Slowly but surely we reach the point where we understand that this change, this movement of the part inside of us that always has what it needs in mind, is itself not the basis for providing an answer, but turns out to be the basis of our dissatisfaction.

If we're interested in spiritual things, we gradually realize that what we really need is to understand this nature that seems to be a bottomless basket, because there is no peace in it. Every time we find the peace that it promises by answering this nascent desire -- this movement that comes into us -- then we go here and there, and we always wind up eventually with the feeling of sand running through our fingers ... if not by the object of our desire actually falling apart, then by the very nature of time.

Eventually, we reach the point where we start to realize that we are not going to find peace, contentment, happiness, strength, fearlessness -- all of the things that in our heart of hearts we wish we had -- outside of us. That may sound like a simple idea, but we have to go through thousands of painful experiences before we start to realize that it's not a matter of looking in the wrong place; these multiple "dead-ends" are just the effect of the real problem which is this: we've been blindly following a part of us that "tells" us that it knows what we really need, but that is actually clueless! And with this realization, we begin a completely new stage in our journey.

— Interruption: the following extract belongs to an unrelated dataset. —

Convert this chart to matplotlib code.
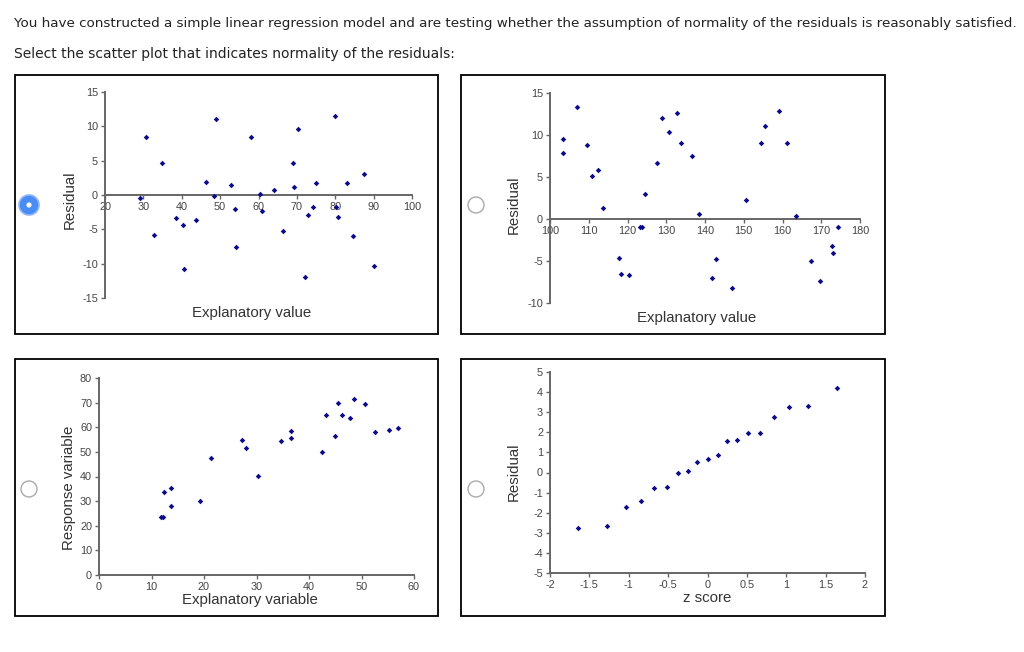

Now we understand that the longing to seek out separate pleasures arises within us from separate parts of us that seek only a momentary completion of themselves, (and often at the cost of the whole of us, as well). In this new light of self-discovery we see two things at once:

First, it's impossible to arrive at wholeness a "piece" at a time. With that much clear, comes the (startling) realization we've been searching for all along: if we don't need to "create" this wholeness we seek, then there's only one thing left for us to do:

We need to see, and agree that what we seek already lives within us, and we within it. Now we know our one great task: watch for whatever promises us freedom, and then quietly, consciously refuse to see ourselves through the eyes of what we know is incomplete. Then we live wholeness itself, instead of spending our lives looking for it.